Akar permasalahan sektor air minum, khususnya di perkotaan, menurut pendapat saya, adalah jumlah pengelola air minum (BUMD Air Minum/PDAM/KPBU) yang terlalu banyak, karena mengikuti jumlah kabupaten/kota, tapi dengan jumlah pelanggan di masing-masing kabupaten/kota yang sedikit, di bawah ambang batas dimana skalanya terlalu kecil untuk dikelola secara ekonomis (economies-of-scale). Idealnya, jumlah pelanggan minimum secara ekonomis di setiap unit pengelola adalah 50 ribu keatas. Saat ini, sekitar 400an kota/kabupaten memiliki unit pengelola dengan total 10 juta pelanggan. Jumlah kabupaten/kota dengan pelanggan di atas 50 ribu hanya sekitar 36, termasuk beberapa kota besar/metropolitan, dengan jumlah pelanggan di atas 200 ribu, selebihnya memiliki jumlah pelanggan antara di bawah seribu sampai 49 ribu dengan rata-rata 13 ribu pelanggan per kabupaten/kota. Apapun upaya yang dilakukan, berapapun tarif yang akan diberlakukan, secara ekonomis pengelolaan air minum dengan pelanggan seperti itu tidak efisien dan akan selalu merugi. Data dari Kementerian PUPR menunjukan bahwa dari 380 BUMD Air Minum yang dievaluasi kinerjanya pada 2019, yang berkinerja rendah (“sakit” dan “kurang sehat) adalah 41% dan yang “sehat” 59%, meskipun kriteria “sehat”-nya patut dipertanyakan. 

Dengan logika sederhana, sebenarnya jumlah unit pengelola bisa dikurangi tanpa mengurangi kewenangan dan otonomi daerah, yaitu dengan cara penggabungan melalui kerjasama antar daerah, bisa penggabungan pada tingkat provinsi, regional, bahkan pulau atau antar pulau. Misalnya unit pengelola unit Pulau Sumatera, Jawa, Bali, Kalimantan, Sulawesi, NTB/NTT, Maluku/Maluku Utara dan Papua (Papua dan Papua Barat). Pola-pola kelembagaan ini sudah dilakukan pada perbankan daerah, dengan kepemilikan bersama antara provinsi dan kabupaten/kota. Tabel berikut memperlihatkan jumlah pelanggan di pulau-pulau tersebut (diluar kota besar/metro dengan jumlah pelanggan diatas 200 ribu) pada tahun 2012-2013, saat ini angka-angka tersebut mungkin sudah berubah:

Pulau Sumatera: 1,8 juta (diluar Medan dan Palembang)
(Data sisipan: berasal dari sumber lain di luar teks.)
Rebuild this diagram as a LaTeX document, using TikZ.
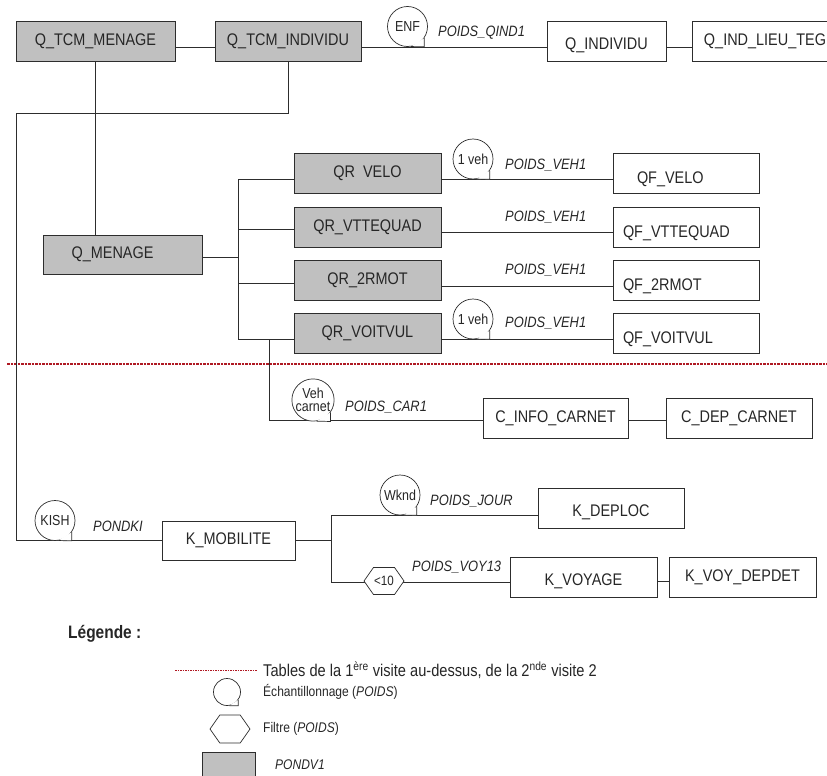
\documentclass[tikz,border=0pt]{standalone}
\usepackage{fontspec}
\setmainfont{Liberation Sans}[FakeStretch=0.86]
\usetikzlibrary{shapes.symbols}
\definecolor{gristable}{RGB}{192,192,192}
\definecolor{trait}{RGB}{45,45,45}
\definecolor{rougevisite}{RGB}{175,25,35}
\begin{document}
\begin{tikzpicture}[x=1pt,y=-1pt,
  tableau/.style={draw=trait, line width=0.9pt, minimum height=40pt, inner sep=0pt, text=black!85, font=\fontsize{16.8}{19}\selectfont},
  pond/.style={tableau, fill=gristable},
  bas/.style={text height=20pt, text depth=4pt},
  tabqf/.style={tableau, bas, minimum width=146pt, text height=24pt, text width=126pt, align=left},
  poids/.style={anchor=west, inner sep=0pt, text=black!85, font=\fontsize{15}{17}\selectfont\itshape},
  bulle/.style={circle, draw=trait, fill=white, line width=0.7pt, minimum size=40pt, inner sep=0pt, align=center, text=black!85, font=\fontsize{14.5}{13.5}\selectfont},
  queue/.style={draw=trait, fill=white, line width=0.7pt},
  filtre/.style={signal, signal to=east and west, signal pointer angle=110, draw=trait, fill=white, line width=0.7pt, minimum width=40pt, minimum height=27pt, inner sep=0pt, text=black!85, font=\fontsize{13.5}{15}\selectfont},
  lien/.style={draw=trait, line width=0.8pt},
  visite/.style={draw=rougevisite, line width=1.2pt, dash pattern=on 2.5pt off 1pt},
  legtexte/.style={anchor=west, inner sep=0pt, text=black!85, font=\fontsize{14}{16}\selectfont},
]
\useasboundingbox (0,0) rectangle (827,776);
% premiere visite
\node[pond, minimum width=159pt] (tcmmen) at (95.5,41) {Q\_TCM\_MENAGE};
\node[pond, minimum width=146pt] (tcmind) at (288,41) {Q\_TCM\_INDIVIDU};
\node[tableau, bas, minimum width=119pt] (qind) at (606.5,41) {Q\_INDIVIDU};
\node[tableau, minimum width=146pt] (qindlieu) at (765,41) {Q\_IND\_LIEU\_TEG};
\draw[lien] ([yshift=-6pt]tcmmen.east) -- ([yshift=-6pt]tcmind.west);
\draw[lien] ([yshift=-6pt]tcmind.east) -- ([yshift=-6pt]qind.west);
\draw[lien] ([yshift=-6pt]qind.east) -- ([yshift=-6pt]qindlieu.west);
\node[bulle] (enf) at (407.5,26.5) {ENF};
\draw[queue] (enf.-35) -- (enf.-35 |- enf.south) -- (enf.-80);
\node[poids] (pqind) at (438,33) {POIDS\_QIND1};
\node[pond, minimum width=159pt, minimum height=39pt] (qmen) at (122.5,254.5) {\hspace*{-20pt}Q\_MENAGE};
\draw[lien] (tcmmen.south) -- (tcmmen.south |- qmen.north);
\coordinate (coin) at (16,113);
\node[pond, minimum width=147pt] (qrvelo) at (367.5,173.5) {QR\phantom{\_}VELO};
\node[pond, minimum width=147pt] (qrvtt) at (367.5,227) {QR\_VTTEQUAD};
\node[pond, minimum width=147pt] (qrmot) at (367.5,280.5) {QR\_2RMOT};
\node[pond, minimum width=147pt] (qrvoit) at (367.5,333) {QR\_VOITVUL};
\node[tabqf] (qfvelo) at (686,173.5) {\hspace*{14pt}QF\_VELO};
\node[tabqf] (qfvtt) at (686,227) {QF\_VTTEQUAD};
\node[tabqf] (qfmot) at (686,280.5) {QF\_2RMOT};
\node[tabqf] (qfvoit) at (686,333) {QF\_VOITVUL};
\coordinate (bh) at (238,179);
\coordinate (bv) at (238,229);
\coordinate (bm) at (238,257);
\coordinate (bt) at (238,283);
\coordinate (bb) at (238,339);
\draw[lien] (bm -| qmen.east) -- (bm);
\draw[lien] (bh -| qrvelo.west) -- (bh) -- (bb) -- (bb -| qrvoit.west);
\draw[lien] (bv) -- (bv -| qrvtt.west);
\draw[lien] (bt) -- (bt -| qrmot.west);
\draw[lien] ([yshift=-5.5pt]qrvelo.east) -- ([yshift=-5.5pt]qfvelo.west);
\draw[lien] ([yshift=-5.5pt]qrvtt.east) -- ([yshift=-5.5pt]qfvtt.west);
\draw[lien] ([yshift=-5.5pt]qrmot.east) -- ([yshift=-5.5pt]qfmot.west);
\draw[lien] ([yshift=-6pt]qrvoit.east) -- ([yshift=-6pt]qfvoit.west);
\node[bulle] (veh1) at (473,159) {1 veh};
\draw[queue] (veh1.-35) -- (veh1.-35 |- veh1.south) -- (veh1.-80);
\node[bulle] (veh2) at (473,319) {1 veh};
\draw[queue] (veh2.-35) -- (veh2.-35 |- veh2.south) -- (veh2.-80);
\node[poids] (pveh1) at (505,165) {POIDS\_VEH1};
\node[poids] (pveh2) at (505,217) {POIDS\_VEH1};
\node[poids] (pveh3) at (505,270) {POIDS\_VEH1};
\node[poids] (pveh4) at (505,323) {POIDS\_VEH1};
% separation des visites
\coordinate (visA) at (7,364);
\coordinate (visB) at (827,364);
\draw[visite] (visA) -- (visB);
% carnet
\node[tableau, minimum width=145pt] (cinfo) at (555.5,418) {C\_INFO\_CARNET};
\node[tableau, minimum width=146pt] (cdep) at (739,418) {C\_DEP\_CARNET};
\coordinate (bc) at (269,339);
\draw[lien] (bc) |- ([yshift=-2pt]cinfo.west);
\draw[lien] ([yshift=-2pt]cinfo.east) -- ([yshift=-2pt]cdep.west);
\node[bulle] (vehcar) at (313,400) {Veh\\carnet};
\draw[queue] (vehcar.-35) -- (vehcar.-35 |- vehcar.south) -- (vehcar.-80);
\node[poids] (pcar) at (345,407) {POIDS\_CAR1};
% mobilite
\node[tableau, minimum width=133pt, minimum height=39pt] (kmob) at (228.5,540.5) {K\_MOBILITE};
\draw[lien] (tcmind.south) |- (coin) |- (kmob.west);
\node[bulle] (kish) at (55,520.5) {KISH};
\draw[queue] (kish.-35) -- (kish.-35 |- kish.south) -- (kish.-80);
\node[poids] (pkish) at (93,526) {PONDKI};
\node[tableau, bas, minimum width=146pt] (kdeploc) at (611,508) {K\_DEPLOC};
\node[tableau, bas, minimum width=147pt] (kvoy) at (583.5,577) {K\_VOYAGE};
\node[tableau, minimum width=147pt] (kvoydep) at (742.5,577) {K\_VOY\_DEPDET};
\coordinate (kh) at (331,515);
\coordinate (kb) at (331,582);
\draw[lien] (kmob.east) -- (kmob.east -| kh);
\draw[lien] (kh -| kdeploc.west) -- (kh) -- (kb) -- (kb -| kvoy.west);
\draw[lien] ([yshift=-4pt]kvoy.east) -- ([yshift=-4pt]kvoydep.west);
\node[bulle] (wknd) at (400,495) {Wknd};
\draw[queue] (wknd.-35) -- (wknd.-35 |- wknd.south) -- (wknd.-80);
\node[poids] (pjour) at (430,501) {POIDS\_JOUR};
\node[filtre] (moins10) at (384,581) {<10};
\node[poids] (pvoy) at (412,567) {POIDS\_VOY13};
% legende
\node[anchor=west, inner sep=0pt, text=black!85, font=\fontsize{18}{20}\selectfont\bfseries] (legende) at (68,634) {Légende :};
\coordinate (lgA) at (175,670);
\coordinate (lgB) at (257,670);
\draw[visite, line width=0.9pt, dash pattern=on 1.5pt off 1pt] (lgA) -- (lgB);
\node[legtexte, font=\fontsize{17}{19}\selectfont] (lgvisite) at (263,670) {Tables de la 1\textsuperscript{ère} visite au-dessus, de la 2\textsuperscript{nde} visite 2};
\node[bulle, minimum size=27pt] (lgbulle) at (227,692) {};
\draw[queue] (lgbulle.-35) -- (lgbulle.-35 |- lgbulle.south) -- (lgbulle.-80);
\node[legtexte] (lgech) at (263,692) {Échantillonnage (\textit{POIDS})};
\node[filtre, minimum height=28pt] (lgfiltre) at (230,729) {};
\node[legtexte] (lgfil) at (263,729) {Filtre (\textit{POIDS})};
\node[pond, minimum width=53pt, minimum height=38pt] (lgpond) at (228.5,771) {};
\node[legtexte, font=\fontsize{14}{16}\selectfont\itshape] (lgpondv) at (275,765) {PONDV1};
\end{tikzpicture}
\end{document}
Pulau Jawa: 3,8 juta (diluar DKI Jakarta dan Surabaya)

Pulau Kalimantan: 1 juta

Pulau Bali: 400 ribu

NTB dan NTT: 300 ribu

Maluku dan Maluku Utara: 66 ribu

Papua dan Papua Barat: 44 ribu (atas alasan geografis dan politis, barangkali Papua dan Papua Barat tetap memiliki satu unit pengelola, meskipun jumlah pelanggannya di bawah 50 ribu). 
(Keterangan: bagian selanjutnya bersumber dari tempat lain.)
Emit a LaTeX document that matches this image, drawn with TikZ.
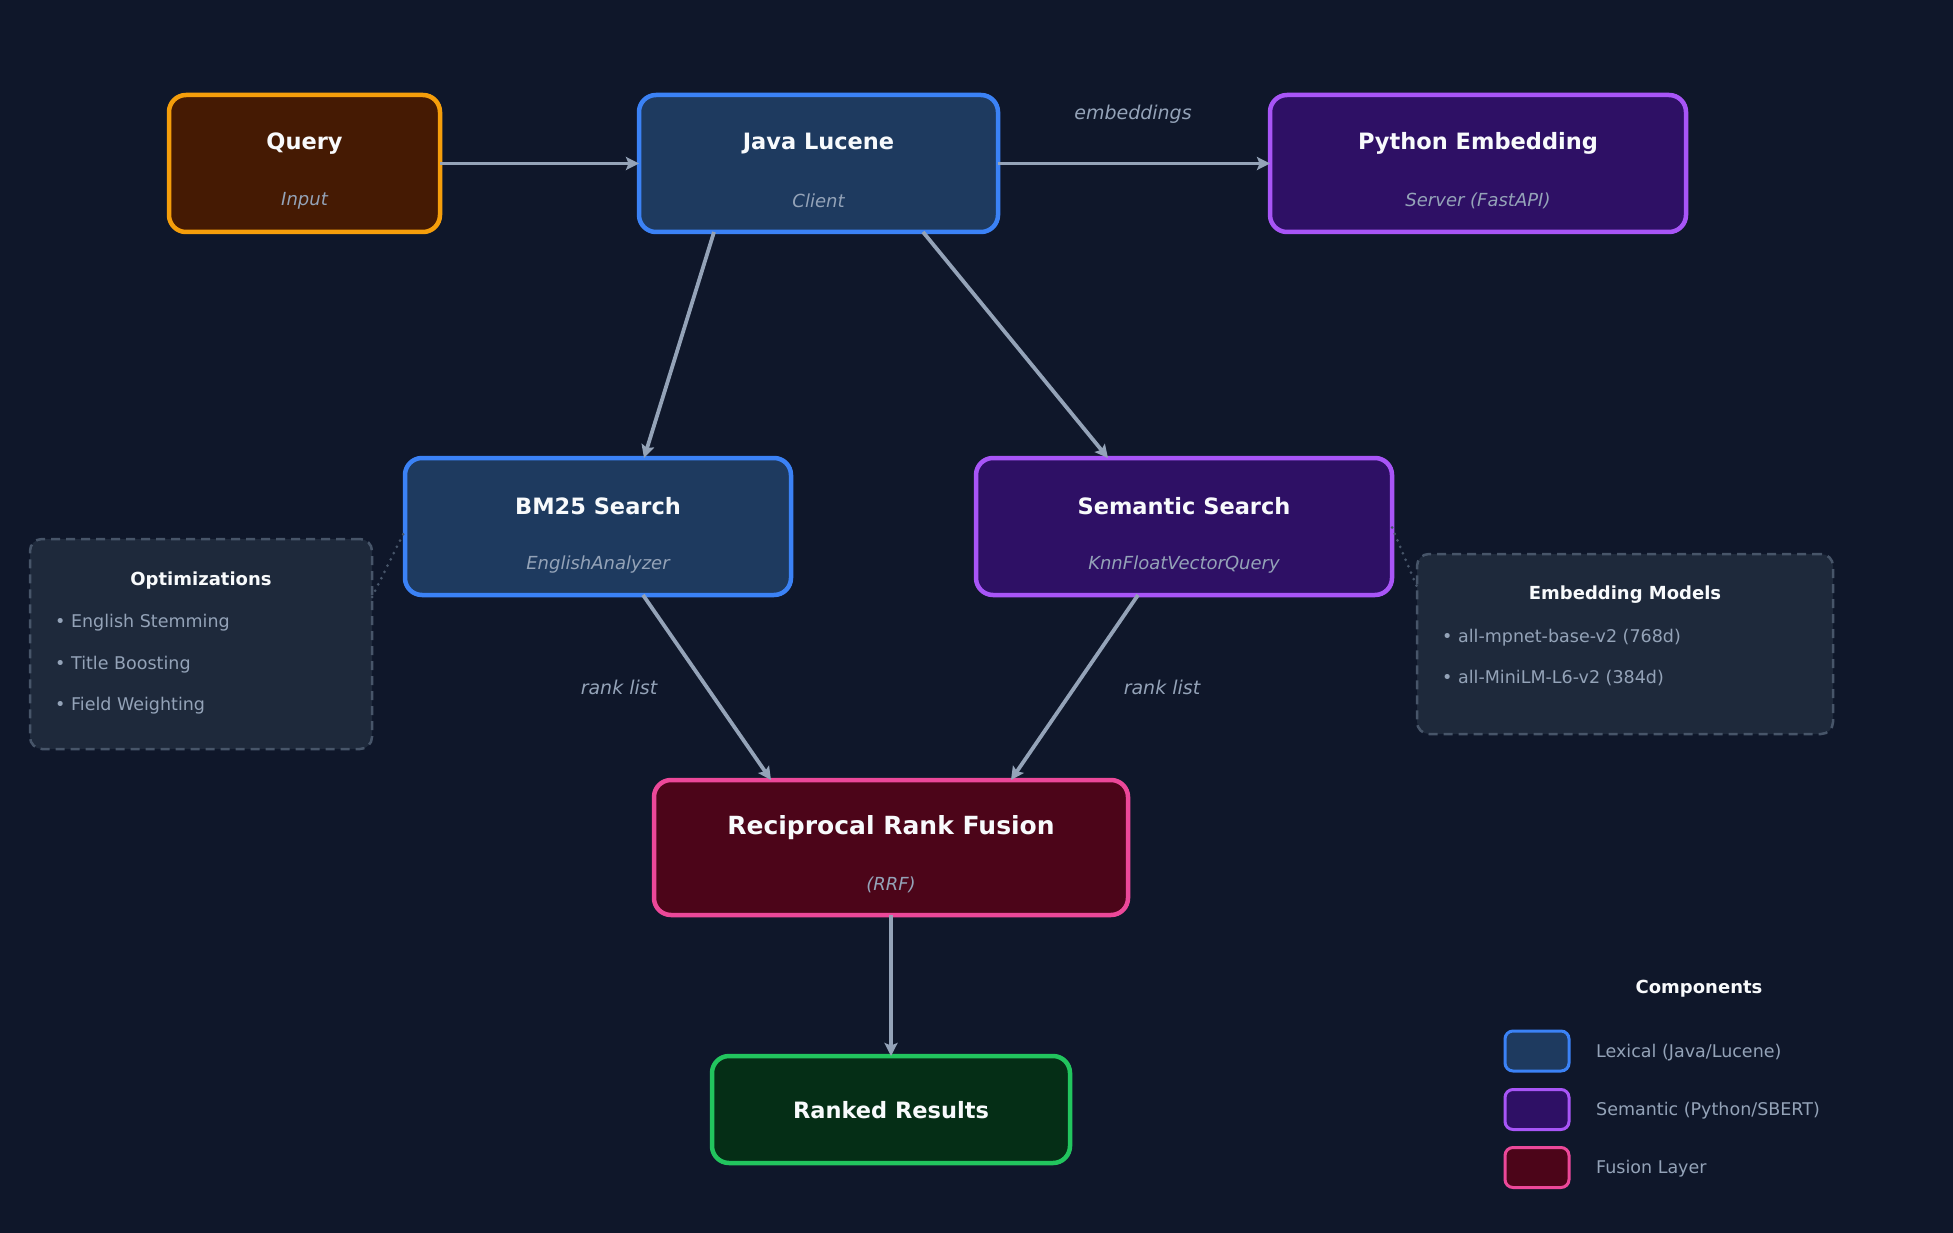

Pola di atas hanya salah satu dari beberapa opsi yang perlu dikembangkan lebih lanjut. Penggabungan dimungkinkan dengan telah terbitnya Permendagri 22/2020 yang mengatur kerjasama daerah dengan daerah lain (KSDD), dimana KSDD yang dilaksanakan oleh 2 (dua) atau lebih Daerah yang berbatasan untuk penyelenggaraan pemerintahan yang memiliki eksternalitas lintas Daerah dan penyediaan layanan publik yang lebih efisien jika dikelola bersama, sifatnya wajib.

Dalam UU Cipta Kerja (versi 1052 halaman) saya mencatat ada dua pasal (Pasal-pasal 19 dan 51) dalam UU Sumber Daya Air yang diubah dalam UU Cipta Kerja, dimana keduanya terkait dengan penerbitan Peraturan pemerintah (PP) tentang ketentuan BUMN/BMUD dalam pengelolaan SDA dan tentang perizinan berusaha untuk penggunaan SDA. Saya berharap kedua PP yang akan diterbitkan tersebut terkait juga dengan upaya pengelolaan air minum yang “out-of-the box”, dan tidak terjebak ego sektor maupun ego kedaerahan yang sempit. Untuk melaksanakannya, saya menyadari hal ini tidak mudah, dan perlu waktu, tapi di bawah kepemimpinan Bapak, saya percaya pembantu-pembantu Bapak dapat menyusun formulasi yang tepat dan berdampak positif bagi perkembangan per-air minuman di Indonesia.

Saya juga percaya bahwa di bawah kepemimpinan Bapak Jokowi tidak ada yang tidak mungkin untuk diperbaiki, sepanjang menyangkut kepentingan rakyat banyak. Di usia yang ke 71 hari ini (31 Oktober 2020), saya hanya bisa mendo’akan semoga Bapak diberikan kesehatan untuk bisa memimpin negeri ini sampai tahun 2024.